How Sustainability Training Is Turning Ambition into Action in Irish Business
Many Irish businesses understand the need to respond to climate change, strengthen resilience, and improve sustainability performance. The challenge has often been translating that ambition into practical action. Research from the Skillnet Climate Ready Academy shows that targeted sustainability training can play a critical role in bridging that gap, helping organisations build the knowledge, confidence, and leadership capability needed to move from intention to implementation.
The report, From Programme to Practice: How Sustainability Training Drives Impact in Irish Business, analysed sustainability action plans developed by 162 organisations that completed The Academy’s Sustainability Leaders Programme between January 2024 and July 2025. The research shows that businesses across Ireland are beginning to take a more practical and strategic approach to sustainability. An approach focused on measurable action, climate resilience, and preparing for a rapidly changing business environment.
The findings provide a valuable snapshot of what matters most to Irish businesses today, what is driving sustainable action, and where organisations are focusing their efforts.
Resilience and risk are now central business concerns
One of the clearest themes emerging from the research is the growing importance of resilience. Businesses increasingly recognise that climate change, supply chain disruption, rising costs, resource pressures, and changing regulation all present operational and strategic risks. As a result, organisations are placing greater emphasis on becoming more resilient, risk-aware, and adaptable.
Climate resilience, resource management, risk awareness, and the ability to respond to emerging opportunities were among the most common themes identified in business materiality assessments. The research suggests that sustainability is becoming less about reacting to external pressure and more about future-proofing the business.

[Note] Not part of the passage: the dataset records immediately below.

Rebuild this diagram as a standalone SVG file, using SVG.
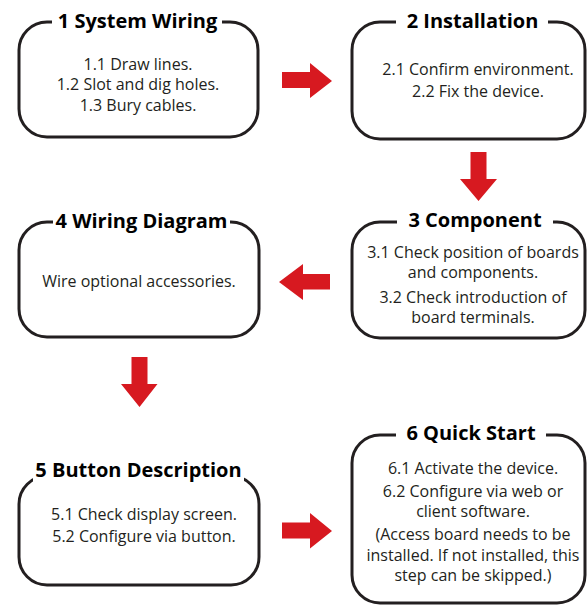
<svg xmlns="http://www.w3.org/2000/svg" width="587" height="606" viewBox="0 0 587 606">
<style>
.box{fill:#fff;stroke:#231f20;stroke-width:3}
.tbg{fill:#fff}
.title{font-family:"Open Sans","Noto Sans",sans-serif;font-weight:bold;font-size:20px;fill:#000;text-anchor:middle}
.body{font-family:"Open Sans","Noto Sans",sans-serif;font-size:16px;fill:#231f20;text-anchor:middle}
.arrow{fill:#d71920}
</style>
<rect width="587" height="606" fill="#fff"/>
<g id="connectors">
<polygon class="arrow" points="282,72 310,72 310,63 332,81 310,98 310,88 282,88"/>
<polygon class="arrow" points="470.5,152 486.5,152 486.5,179 497,179 478.5,201 460,179 470.5,179"/>
<polygon class="arrow" points="330,274 303,274 303,264 279,282 303,300 303,289.5 330,289.5"/>
<polygon class="arrow" points="131.5,357 147.5,357 147.5,384 157.5,384 139.5,407 121,384 131.5,384"/>
<polygon class="arrow" points="282,522.5 310,522.5 310,513 332,531 310,548.5 310,538.5 282,538.5"/>
</g>
<g id="node1">
<rect class="box" x="19" y="22" width="239" height="115" rx="28"/>
<rect class="tbg" x="52" y="12" width="170" height="20"/>
<text class="title" x="137.5" y="28">1 System Wiring</text>
<text class="body" x="138" y="70">1.1 Draw lines.</text>
<text class="body" x="138" y="90">1.2 Slot and dig holes.</text>
<text class="body" x="138" y="111">1.3 Bury cables.</text>
</g>
<g id="node2">
<rect class="box" x="352" y="22" width="233" height="117" rx="28"/>
<rect class="tbg" x="396" y="12" width="152" height="20"/>
<text class="title" x="472.5" y="28">2 Installation</text>
<text class="body" x="478" y="75">2.1 Confirm environment.</text>
<text class="body" x="478" y="97">2.2 Fix the device.</text>
</g>
<g id="node3">
<rect class="box" x="352" y="222" width="233" height="116" rx="28"/>
<rect class="tbg" x="397" y="212" width="156" height="20"/>
<text class="title" x="475" y="227">3 Component</text>
<text class="body" x="473" y="258">3.1 Check position of boards</text>
<text class="body" x="473" y="278">and components.</text>
<text class="body" x="473" y="303">3.2 Check introduction of</text>
<text class="body" x="473" y="323">board terminals.</text>
</g>
<g id="node4">
<rect class="box" x="19" y="222" width="240" height="115" rx="28"/>
<rect class="tbg" x="53" y="212" width="177" height="20"/>
<text class="title" x="141.5" y="228">4 Wiring Diagram</text>
<text class="body" x="139" y="287">Wire optional accessories.</text>
</g>
<g id="node5">
<rect class="box" x="19" y="476" width="240" height="109" rx="28"/>
<rect class="tbg" x="33" y="464" width="211" height="20"/>
<text class="title" x="138.5" y="477">5 Button Description</text>
<text class="body" x="144" y="520">5.1 Check display screen.</text>
<text class="body" x="144" y="542">5.2 Configure via button.</text>
</g>
<g id="node6">
<rect class="box" x="352" y="435" width="233" height="168" rx="28"/>
<rect class="tbg" x="396" y="425" width="150" height="20"/>
<text class="title" x="471" y="440">6 Quick Start</text>
<text class="body" x="473" y="474">6.1 Activate the device.</text>
<text class="body" x="473" y="497">6.2 Configure via web or</text>
<text class="body" x="473" y="517">client software.</text>
<text class="body" x="473" y="540">(Access board needs to be</text>
<text class="body" x="473" y="561">installed. If not installed, this</text>
<text class="body" x="473" y="581">step can be skipped.)</text>
</g>
</svg>
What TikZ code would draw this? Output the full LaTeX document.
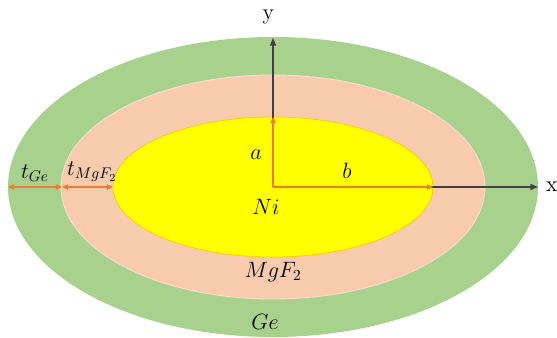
\documentclass[tikz,border=0pt]{standalone}
\usepackage{amsmath}
\usepackage{xcolor}
\usepackage{tikz}
\usetikzlibrary{positioning, arrows.meta}

\definecolor{geGreen}{RGB}{169,209,142}
\definecolor{mgPeach}{RGB}{248,203,173}
\definecolor{niYellow}{RGB}{255,255,0}
\definecolor{dimOrange}{RGB}{237,125,49}
\definecolor{axisGray}{RGB}{64,64,64}

\begin{document}
\begin{tikzpicture}[x=0.65pt, y=-0.65pt,
    axis/.style={draw=axisGray, line width=0.8pt, -{Triangle[length=5pt, width=4pt]}},
    dim/.style={draw=dimOrange, line width=1pt, -{Triangle[length=4pt, width=3.5pt]}},
    dimboth/.style={draw=dimOrange, line width=1pt, {Triangle[length=4pt, width=3.5pt]}-{Triangle[length=4pt, width=3.5pt]}},
    lbl/.style={inner sep=1pt, font=\Large}]
    \useasboundingbox (0,0) rectangle (557,337);

    % Layers
    \fill[geGreen] (273,187) ellipse [x radius=265, y radius=150];
    \filldraw[fill=mgPeach, draw=white!35!mgPeach, line width=0.6pt] (273,187) ellipse [x radius=212, y radius=112];
    \filldraw[fill=niYellow, draw=orange!40!yellow, line width=0.5pt] (273,187) ellipse [x radius=160, y radius=70];

    % Reference points
    \coordinate (o) at (273,187);
    \coordinate (xtip) at (538,187);
    \coordinate (ytip) at (273,38);
    \coordinate (aend) at (273,117);
    \coordinate (bend) at (433,187);
    \coordinate (geleft) at (8,187);
    \coordinate (mgleft) at (62,187);
    \coordinate (nileft) at (113,187);

    % Axes
    \draw[axis] (o) -- (xtip);
    \draw[axis] (o) -- (ytip);
    \node (xlbl) [right=4pt of xtip, lbl] {x};
    \node (ylbl) [above=8pt of ytip, lbl, xshift=-3pt] {y};

    % Dimensions
    \draw[dim] (o) -- (aend);
    \draw[dim] (o) -- (bend);
    \draw[dimboth] (geleft) -- (mgleft);
    \draw[dimboth] (mgleft) -- (nileft);

    % Labels
    \node (alb) at (256,155) [lbl] {\(a\)};
    \node (blb) at (347,171) [lbl] {\(b\)};
    \node (nilb) at (266,207) [lbl] {\(Ni\)};
    \node (mglb) at (273,272) [lbl] {\(MgF_2\)};
    \node (gelb) at (265,322) [lbl] {\(Ge\)};
    \node (tge) at (35,173) [lbl] {\(t_{Ge}\)};
    \node (tmg) at (92,172) [lbl] {\(t_{MgF_2}\)};
\end{tikzpicture}
\end{document}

This is particularly important in Ireland, where businesses are operating within an increasingly complex policy and reporting landscape while also facing growing pressure to reduce emissions, improve operational efficiency, and strengthen supply chain resilience.
Businesses are motivated by opportunity as much as compliance
While regulatory compliance remains a major driver of sustainability action, the research found that businesses are increasingly motivated by opportunity. Financial opportunity, operational efficiency, stakeholder reputation, and innovation all emerged as key factors driving engagement with sustainability.
Businesses are recognising that sustainability can improve operational performance, strengthen reputation, attract customers and employees, reduce waste, and create competitive advantage.
Importantly, the findings suggest that companies are beginning to shift from a reactive mindset towards a more proactive and strategic approach. Rather than viewing sustainability solely as a cost or compliance burden, many organisations now see it as an opportunity to innovate, modernise operations, and improve long-term resilience.
The report also highlighted growing interest in digital innovation and Artificial Intelligence as part of the sustainability transition. Participants identified AI, process innovation, digitalisation, and advanced technologies as potential enablers of greater operational efficiency and emissions reduction.
At the same time, many businesses acknowledged that they are still in the early stages of understanding how these technologies can be integrated effectively into day-to-day operations.
Action is becoming more measurable and practical
A significant finding from the research is that businesses are moving beyond broad sustainability commitments towards more structured and measurable action plans. Most organisations participating in the programme developed SMART targets – goals that are specific, measurable, achievable, relevant, and time-bound.
The strongest focus areas included:
- Reducing energy and resource consumption
- Improving operational efficiency
- Supporting employee wellbeing and engagement
- Strengthening stakeholder and supply chain responsibility
Many businesses are prioritising actions linked to responsible consumption and production, climate action, and clean energy transition.
The research also found that most planned actions are short-term and operational in nature, suggesting organisations are focused on delivering tangible progress quickly. Examples included improving emissions tracking, reducing packaging and waste, increasing energy efficiency, implementing circular economy practices, and establishing sustainability teams to oversee progress.
While many actions are incremental, the report found that almost two-thirds of participating businesses included at least one transformative action within their plans. This points to growing confidence among Irish businesses to make larger, more strategic changes over time.
Sustainability leadership matters
Another strong theme emerging from the research is the importance of leadership, collaboration, and continued expertise. Participants consistently highlighted the value of sustainability leadership within organisations and the importance of building internal capability across teams.
Many businesses also stressed the need for ongoing guidance, peer learning, and expert support as sustainability requirements continue to evolve.
The report found that organisations participating in the Sustainability Leaders Programme are developing a more “front-foot” approach to sustainability, one focused not just on mitigation, but on resilience, opportunity, innovation, and long-term adaptation.
That shift matters.
As climate risks intensify and economic disruption becomes more frequent, businesses that can adapt quickly, build capability internally, and embed sustainability into decision-making will be better positioned to compete and grow.
The transition is no longer simply about reducing impact. Increasingly, it is about building organisations that are resilient enough to succeed in a changing world.